* [STATED GOAL]
Copy out every line of the data exactly.

◇ ◇ ◇

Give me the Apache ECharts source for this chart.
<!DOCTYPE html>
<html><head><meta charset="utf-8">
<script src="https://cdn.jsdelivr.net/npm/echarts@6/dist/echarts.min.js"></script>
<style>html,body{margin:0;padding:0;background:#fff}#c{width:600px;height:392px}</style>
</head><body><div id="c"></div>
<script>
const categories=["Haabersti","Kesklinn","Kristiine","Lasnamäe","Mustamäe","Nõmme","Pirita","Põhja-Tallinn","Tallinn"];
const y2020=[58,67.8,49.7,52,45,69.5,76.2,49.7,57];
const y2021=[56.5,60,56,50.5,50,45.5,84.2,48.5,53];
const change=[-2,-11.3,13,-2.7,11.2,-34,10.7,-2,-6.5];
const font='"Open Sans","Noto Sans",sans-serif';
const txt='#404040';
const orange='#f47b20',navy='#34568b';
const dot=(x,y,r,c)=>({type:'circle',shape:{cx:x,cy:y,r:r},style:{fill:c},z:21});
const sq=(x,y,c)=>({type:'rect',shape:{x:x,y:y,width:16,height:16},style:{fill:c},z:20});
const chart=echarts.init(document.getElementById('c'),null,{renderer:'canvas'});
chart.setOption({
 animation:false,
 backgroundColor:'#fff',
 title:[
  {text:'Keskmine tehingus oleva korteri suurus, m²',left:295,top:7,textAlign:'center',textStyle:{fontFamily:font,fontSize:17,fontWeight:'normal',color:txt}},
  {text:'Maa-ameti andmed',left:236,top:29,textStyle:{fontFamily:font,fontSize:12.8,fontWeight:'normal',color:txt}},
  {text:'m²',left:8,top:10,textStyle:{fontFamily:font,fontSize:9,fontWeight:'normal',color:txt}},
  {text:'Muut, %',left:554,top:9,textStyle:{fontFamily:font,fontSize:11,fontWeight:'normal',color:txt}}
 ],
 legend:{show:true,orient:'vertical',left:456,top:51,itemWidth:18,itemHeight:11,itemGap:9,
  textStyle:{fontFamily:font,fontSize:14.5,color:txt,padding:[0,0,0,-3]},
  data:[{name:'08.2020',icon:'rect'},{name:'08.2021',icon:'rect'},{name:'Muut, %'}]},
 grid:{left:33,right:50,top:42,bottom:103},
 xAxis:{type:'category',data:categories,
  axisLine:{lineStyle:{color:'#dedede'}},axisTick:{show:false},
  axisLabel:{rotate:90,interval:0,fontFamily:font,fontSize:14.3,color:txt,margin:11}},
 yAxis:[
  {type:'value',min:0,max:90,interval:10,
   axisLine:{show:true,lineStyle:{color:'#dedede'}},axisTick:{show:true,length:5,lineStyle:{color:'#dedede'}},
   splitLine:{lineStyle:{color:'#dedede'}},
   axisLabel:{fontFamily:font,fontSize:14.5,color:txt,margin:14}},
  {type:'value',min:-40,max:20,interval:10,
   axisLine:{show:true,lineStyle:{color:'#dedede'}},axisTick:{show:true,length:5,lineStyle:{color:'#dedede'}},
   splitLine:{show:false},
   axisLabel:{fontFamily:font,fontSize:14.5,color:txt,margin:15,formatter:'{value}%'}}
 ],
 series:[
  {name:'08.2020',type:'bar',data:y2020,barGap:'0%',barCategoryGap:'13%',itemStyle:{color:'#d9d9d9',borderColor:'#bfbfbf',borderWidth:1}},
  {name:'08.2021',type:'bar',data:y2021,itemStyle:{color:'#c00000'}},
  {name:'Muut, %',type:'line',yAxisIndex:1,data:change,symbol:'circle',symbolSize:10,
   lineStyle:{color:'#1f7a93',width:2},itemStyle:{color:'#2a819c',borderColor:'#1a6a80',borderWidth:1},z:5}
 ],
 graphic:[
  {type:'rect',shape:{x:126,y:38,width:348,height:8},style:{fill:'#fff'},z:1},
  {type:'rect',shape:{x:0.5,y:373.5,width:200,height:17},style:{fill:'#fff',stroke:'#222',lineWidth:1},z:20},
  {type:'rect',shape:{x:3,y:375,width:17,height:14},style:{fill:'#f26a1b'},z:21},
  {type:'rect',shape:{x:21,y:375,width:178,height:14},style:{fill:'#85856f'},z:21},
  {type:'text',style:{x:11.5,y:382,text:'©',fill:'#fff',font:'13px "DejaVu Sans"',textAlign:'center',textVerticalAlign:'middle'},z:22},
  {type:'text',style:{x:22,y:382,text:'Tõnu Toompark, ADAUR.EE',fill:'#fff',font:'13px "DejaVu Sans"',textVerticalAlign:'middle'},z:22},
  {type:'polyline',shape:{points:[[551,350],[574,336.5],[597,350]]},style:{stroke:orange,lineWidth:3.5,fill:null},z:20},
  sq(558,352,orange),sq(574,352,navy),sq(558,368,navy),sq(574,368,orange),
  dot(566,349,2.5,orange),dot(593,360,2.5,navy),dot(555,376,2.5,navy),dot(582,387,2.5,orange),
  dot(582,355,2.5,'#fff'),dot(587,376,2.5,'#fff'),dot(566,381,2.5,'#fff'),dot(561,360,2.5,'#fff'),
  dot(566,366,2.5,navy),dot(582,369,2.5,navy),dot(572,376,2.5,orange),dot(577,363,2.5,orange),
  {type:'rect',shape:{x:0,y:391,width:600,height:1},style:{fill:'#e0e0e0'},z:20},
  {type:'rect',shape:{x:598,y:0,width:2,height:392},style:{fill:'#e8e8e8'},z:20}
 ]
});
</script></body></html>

◇ ◇ ◇

* [WRITTEN RESPONSE]
Give me the Apache ECharts source for this chart.
<!DOCTYPE html>
<html><head><meta charset="utf-8">
<script src="https://cdn.jsdelivr.net/npm/echarts@6/dist/echarts.min.js"></script>
<style>html,body{margin:0;padding:0;background:#fff}#c{width:600px;height:392px}</style>
</head><body><div id="c"></div>
<script>
const categories=["Haabersti","Kesklinn","Kristiine","Lasnamäe","Mustamäe","Nõmme","Pirita","Põhja-Tallinn","Tallinn"];
const y2020=[58,67.8,49.7,52,45,69.5,76.2,49.7,57];
const y2021=[56.5,60,56,50.5,50,45.5,84.2,48.5,53];
const change=[-2,-11.3,13,-2.7,11.2,-34,10.7,-2,-6.5];
const font='"Open Sans","Noto Sans",sans-serif';
const txt='#404040';
const orange='#f47b20',navy='#34568b';
const dot=(x,y,r,c)=>({type:'circle',shape:{cx:x,cy:y,r:r},style:{fill:c},z:21});
const sq=(x,y,c)=>({type:'rect',shape:{x:x,y:y,width:16,height:16},style:{fill:c},z:20});
const chart=echarts.init(document.getElementById('c'),null,{renderer:'canvas'});
chart.setOption({
 animation:false,
 backgroundColor:'#fff',
 title:[
  {text:'Keskmine tehingus oleva korteri suurus, m²',left:295,top:7,textAlign:'center',textStyle:{fontFamily:font,fontSize:17,fontWeight:'normal',color:txt}},
  {text:'Maa-ameti andmed',left:236,top:29,textStyle:{fontFamily:font,fontSize:12.8,fontWeight:'normal',color:txt}},
  {text:'m²',left:8,top:10,textStyle:{fontFamily:font,fontSize:9,fontWeight:'normal',color:txt}},
  {text:'Muut, %',left:554,top:9,textStyle:{fontFamily:font,fontSize:11,fontWeight:'normal',color:txt}}
 ],
 legend:{show:true,orient:'vertical',left:456,top:51,itemWidth:18,itemHeight:11,itemGap:9,
  textStyle:{fontFamily:font,fontSize:14.5,color:txt,padding:[0,0,0,-3]},
  data:[{name:'08.2020',icon:'rect'},{name:'08.2021',icon:'rect'},{name:'Muut, %'}]},
 grid:{left:33,right:50,top:42,bottom:103},
 xAxis:{type:'category',data:categories,
  axisLine:{lineStyle:{color:'#dedede'}},axisTick:{show:false},
  axisLabel:{rotate:90,interval:0,fontFamily:font,fontSize:14.3,color:txt,margin:11}},
 yAxis:[
  {type:'value',min:0,max:90,interval:10,
   axisLine:{show:true,lineStyle:{color:'#dedede'}},axisTick:{show:true,length:5,lineStyle:{color:'#dedede'}},
   splitLine:{lineStyle:{color:'#dedede'}},
   axisLabel:{fontFamily:font,fontSize:14.5,color:txt,margin:14}},
  {type:'value',min:-40,max:20,interval:10,
   axisLine:{show:true,lineStyle:{color:'#dedede'}},axisTick:{show:true,length:5,lineStyle:{color:'#dedede'}},
   splitLine:{show:false},
   axisLabel:{fontFamily:font,fontSize:14.5,color:txt,margin:15,formatter:'{value}%'}}
 ],
 series:[
  {name:'08.2020',type:'bar',data:y2020,barGap:'0%',barCategoryGap:'13%',itemStyle:{color:'#d9d9d9',borderColor:'#bfbfbf',borderWidth:1}},
  {name:'08.2021',type:'bar',data:y2021,itemStyle:{color:'#c00000'}},
  {name:'Muut, %',type:'line',yAxisIndex:1,data:change,symbol:'circle',symbolSize:10,
   lineStyle:{color:'#1f7a93',width:2},itemStyle:{color:'#2a819c',borderColor:'#1a6a80',borderWidth:1},z:5}
 ],
 graphic:[
  {type:'rect',shape:{x:126,y:38,width:348,height:8},style:{fill:'#fff'},z:1},
  {type:'rect',shape:{x:0.5,y:373.5,width:200,height:17},style:{fill:'#fff',stroke:'#222',lineWidth:1},z:20},
  {type:'rect',shape:{x:3,y:375,width:17,height:14},style:{fill:'#f26a1b'},z:21},
  {type:'rect',shape:{x:21,y:375,width:178,height:14},style:{fill:'#85856f'},z:21},
  {type:'text',style:{x:11.5,y:382,text:'©',fill:'#fff',font:'13px "DejaVu Sans"',textAlign:'center',textVerticalAlign:'middle'},z:22},
  {type:'text',style:{x:22,y:382,text:'Tõnu Toompark, ADAUR.EE',fill:'#fff',font:'13px "DejaVu Sans"',textVerticalAlign:'middle'},z:22},
  {type:'polyline',shape:{points:[[551,350],[574,336.5],[597,350]]},style:{stroke:orange,lineWidth:3.5,fill:null},z:20},
  sq(558,352,orange),sq(574,352,navy),sq(558,368,navy),sq(574,368,orange),
  dot(566,349,2.5,orange),dot(593,360,2.5,navy),dot(555,376,2.5,navy),dot(582,387,2.5,orange),
  dot(582,355,2.5,'#fff'),dot(587,376,2.5,'#fff'),dot(566,381,2.5,'#fff'),dot(561,360,2.5,'#fff'),
  dot(566,366,2.5,navy),dot(582,369,2.5,navy),dot(572,376,2.5,orange),dot(577,363,2.5,orange),
  {type:'rect',shape:{x:0,y:391,width:600,height:1},style:{fill:'#e0e0e0'},z:20},
  {type:'rect',shape:{x:598,y:0,width:2,height:392},style:{fill:'#e8e8e8'},z:20}
 ]
});
</script></body></html>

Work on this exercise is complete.